The media framed our outlook and it is trying to do so now, except this time it is on a national level. I’m not sure how we combat it. Actually I am. What I’m not sure is how effective it will be on a large-scale basis. The first thing we have to do is quit taking everything the media says at face value — and yes, there are still all too many people who do just that, especially if the media is hitting their hot buttons. The second thing we have to do is remind ourselves that there are always at least two sides to any story. Instead of rushing to judgment, especially when the two sides we are hearing are diametrically opposed, we need to gather the facts.

Yes, something has to be done to mend the rift in the social fabric of our country. I’m just not sure it can be mended as long as the media is more concerned about framing the news to meet its own narrative.

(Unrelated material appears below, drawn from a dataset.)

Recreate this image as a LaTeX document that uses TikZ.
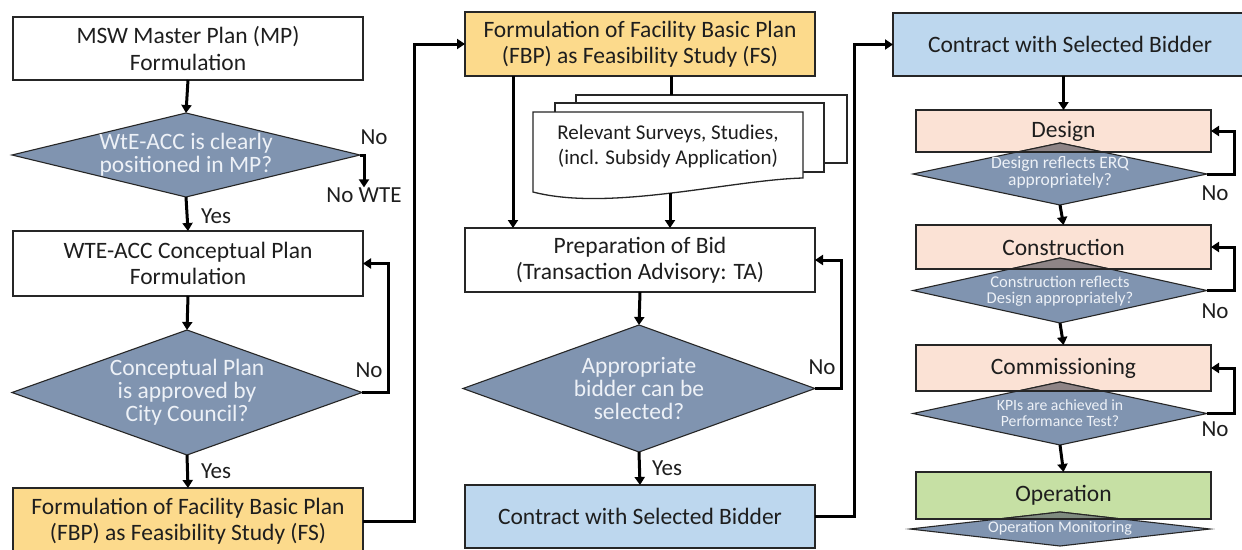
\documentclass[tikz,border=0pt]{standalone}
\usepackage{fontspec}
\setmainfont{Carlito}
\usetikzlibrary{shapes.geometric,arrows.meta}

\definecolor{txtc}{HTML}{1E1E1E}
\definecolor{bordc}{HTML}{262626}
\definecolor{dfill}{HTML}{8094B0}
\definecolor{dtxt}{HTML}{EDF1F7}
\definecolor{yell}{HTML}{FCDA8C}
\definecolor{lblue}{HTML}{BDD7EE}
\definecolor{peach}{HTML}{FBE2D5}
\definecolor{lgreen}{HTML}{C6E0A4}
\definecolor{ovlpeach}{HTML}{8E8486}
\definecolor{ovlgreen}{HTML}{7F8B80}

\tikzset{
  box/.style={draw=bordc, line width=1.3pt, minimum width=350pt, inner sep=0pt,
    outer sep=0pt, align=center, text=txtc, font=\fontsize{23.5}{26.5}\selectfont},
  sbox/.style={box, minimum width=295pt},
  diam/.style={diamond, draw=bordc, line width=1.1pt, fill=dfill, inner sep=0pt, outer sep=0pt},
  dtext/.style={align=center, text=dtxt, inner sep=0pt, font=\fontsize{23.5}{23}\selectfont},
  stext/.style={align=center, text=dtxt, inner sep=0pt, font=\fontsize{16.5}{16.5}\selectfont},
  lbl/.style={text=txtc, inner sep=0pt, font=\fontsize{23}{24}\selectfont},
  line/.style={draw=black, line width=3pt},
  arr/.style={line, -{Triangle[length=8pt,width=10pt]}},
  docst/.style={draw=bordc, line width=1.3pt, fill=white},
  bline/.style={draw=bordc, line width=1.3pt},
  ovl/.style={draw=bordc, line width=1.1pt}
}

\begin{document}
\begin{tikzpicture}[x=1pt,y=-1pt]
\useasboundingbox (0,0) rectangle (1242,549);
\clip (0,0) rectangle (1242,549);
\fill[white] (0,0) rectangle (1242,549);

% ---------- left column ----------
\node[box, fill=white, minimum height=63pt] (mp) at (188,48.5) {MSW Master Plan (MP)\\Formulation};
\node[diam, minimum width=348pt, minimum height=84pt] (d1) at (186,155) {};
\node[dtext] (d1t) at (186,155) {WtE-ACC is clearly\\positioned in MP?};
\node[lbl] (no1) at (374,137) {No};
\node[lbl] (nowte) at (364,195) {No WTE};
\node[lbl] (yes1) at (216,216) {Yes};
\node[box, fill=white, minimum height=65pt] (cp) at (188,263.5) {WTE-ACC Conceptual Plan\\Formulation};
\node[diam, minimum width=350pt, minimum height=125pt] (d2) at (187,392.5) {};
\node[dtext] (d2t) at (187,392) {Conceptual Plan\\is approved by\\City Council?};
\node[lbl] (no2) at (369,370) {No};
\node[lbl] (yes2) at (216,471) {Yes};
\node[box, fill=yell, minimum height=66pt] (fbp1) at (188,521) {Formulation of Facility Basic Plan\\(FBP) as Feasibility Study (FS)};

\draw[arr] (mp.south) -- (d1.north);
\draw[arr] (d1.east) -| (nowte.north);
\draw[arr] (d1.south) -- (cp.north);
\draw[arr] (cp.south) -- (d2.north);
\draw[arr] (d2.east) -- ++(26,0) |- (cp.east);
\draw[arr] (d2.south) -- (fbp1.north);

% ---------- middle column ----------
\node[box, fill=yell, minimum height=64pt] (fbp2) at (640,44) {Formulation of Facility Basic Plan\\(FBP) as Feasibility Study (FS)};
\draw[arr] (fbp1.east) -- ++(51,0) |- (fbp2.west);

\draw[docst] (576,95) rectangle (847,163);
\draw[docst] (555,103) rectangle (824,172);
\draw[docst] (533,112) -- (803,112) -- (803,178)
  .. controls (730,180) and (610,212) .. (533,192) -- cycle;
\node[align=center, text=txtc, inner sep=0pt, font=\fontsize{21}{25}\selectfont] (docs) at (668,146)
  {Relevant Surveys, Studies,\\(incl. Subsidy Application)};
\coordinate (doctop) at (671,95);
\coordinate (docbot) at (670,193);

\node[box, fill=white, minimum height=64pt] (prep) at (640,260) {Preparation of Bid\\(Transaction Advisory: TA)};
\node[diam, minimum width=352pt, minimum height=127pt] (d3) at (639,388.5) {};
\node[dtext] (d3t) at (639,388) {Appropriate\\bidder can be\\selected?};
\node[lbl] (no3) at (822,367) {No};
\node[lbl] (yes3) at (667,468) {Yes};
\node[box, fill=lblue, minimum height=63pt] (cb1) at (640,516.5) {Contract with Selected Bidder};

\draw[line] (fbp2.south -| doctop) -- (doctop);
\draw[arr] ([xshift=-127pt]fbp2.south) -- ([xshift=-127pt]prep.north);
\draw[arr] (docbot) -- (prep.north -| docbot);
\draw[arr] (prep.south) -- (d3.north);
\draw[arr] (d3.east) -- ++(26,0) |- (prep.east);
\draw[arr] (d3.south) -- (cb1.north);

% ---------- right column ----------
\node[box, fill=lblue, minimum width=354pt, minimum height=63pt] (cb2) at (1070,44.5) {Contract with Selected Bidder};
\draw[arr] (cb1.east) -- ++(39,0) |- (cb2.west);

% Design stage
\node[sbox, fill=peach, minimum height=42pt] (des) at (1063.5,131) {Design};
\node[diam, minimum width=294pt, minimum height=62pt] (dd1) at (1060,174) {};
\begin{scope}
  \clip (des.south west) rectangle (des.north east);
  \filldraw[ovl, fill=ovlpeach] (dd1.north) -- (dd1.east) -- (dd1.south) -- (dd1.west) -- cycle;
\end{scope}
\draw[bline] (des.south west) -- (des.south east);
\node[stext, font=\fontsize{17.5}{17}\selectfont] (dd1t) at (1060,172) {Design reflects ERQ\\appropriately?};
\node[lbl] (no4) at (1215,193) {No};

% Construction stage
\node[sbox, fill=peach, minimum height=44pt] (con) at (1063.5,247) {Construction};
\node[diam, minimum width=294pt, minimum height=65pt] (dd2) at (1060,290.5) {};
\begin{scope}
  \clip (con.south west) rectangle (con.north east);
  \filldraw[ovl, fill=ovlpeach] (dd2.north) -- (dd2.east) -- (dd2.south) -- (dd2.west) -- cycle;
\end{scope}
\draw[bline] (con.south west) -- (con.south east);
\node[stext] (dd2t) at (1060,291) {Construction reflects\\Design appropriately?};
\node[lbl] (no5) at (1215,311) {No};

% Commissioning stage
\node[sbox, fill=peach, minimum height=46pt] (com) at (1063.5,368) {Commissioning};
\node[diam, minimum width=294pt, minimum height=63pt] (dd3) at (1060,413.5) {};
\begin{scope}
  \clip (com.south west) rectangle (com.north east);
  \filldraw[ovl, fill=ovlpeach] (dd3.north) -- (dd3.east) -- (dd3.south) -- (dd3.west) -- cycle;
\end{scope}
\draw[bline] (com.south west) -- (com.south east);
\node[stext, font=\fontsize{15.7}{16}\selectfont] (dd3t) at (1060,413) {KPIs are achieved in\\Performance Test?};
\node[lbl] (no6) at (1215,429) {No};

% Operation stage
\node[sbox, fill=lgreen, minimum height=47pt] (op) at (1063.5,495.5) {Operation};
\node[diam, minimum width=300pt, minimum height=34pt] (dd4) at (1060,529) {};
\begin{scope}
  \clip (op.south west) rectangle (op.north east);
  \filldraw[ovl, fill=ovlgreen] (dd4.north) -- (dd4.east) -- (dd4.south) -- (dd4.west) -- cycle;
\end{scope}
\draw[bline] (op.south west) -- (op.south east);
\node[stext, font=\fontsize{16.2}{17}\selectfont] (dd4t) at (1060,528) {Operation Monitoring};

\draw[arr] (des.north |- cb2.south) -- (des.north);
\draw[arr] (dd1.east) -- ++(27,0) |- (des.east);
\draw[arr] (dd1.south) -- (con.north);
\draw[arr] (dd2.east) -- ++(27,0) |- (con.east);
\draw[arr] (dd2.south) -- (com.north);
\draw[arr] (dd3.east) -- ++(27,0) |- (com.east);
\draw[arr] (dd3.south) -- (op.north);
\end{tikzpicture}
\end{document}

Another proof of what I’m saying is what is on the news as I write this. ABC came out and said that Trump’s business dealings with Russia over the years can and most likely will seriously impact, with the implication being it will negatively impact, the get tough with Russia stance the U. S. has had of late. While they have never worried about the blind trusts other candidates and politicians have set up over the years, now they have gone out to dig up someone who condemns Trump because how can it be a blind trust when the candidate knows what is in the blind trust? Pardon me, but each and every politician who has ever set up a blind trust has known what holdings were put in it. Remember, before the trust was set up, that person had been handling the businesses or at least getting reports about them. But that doesn’t fit the narrative, so it isn’t mentioned.

Because of the media and its desire to direct and make the news instead of simply reporting on it, the burden falls on us to discover what the facts are. No longer can we simply rely on the national and local news as reported by the mainstream media for information. We have to look to other sources and, gasp, we have to think. It is our responsibility to be an informed electorate and an informed citizenry.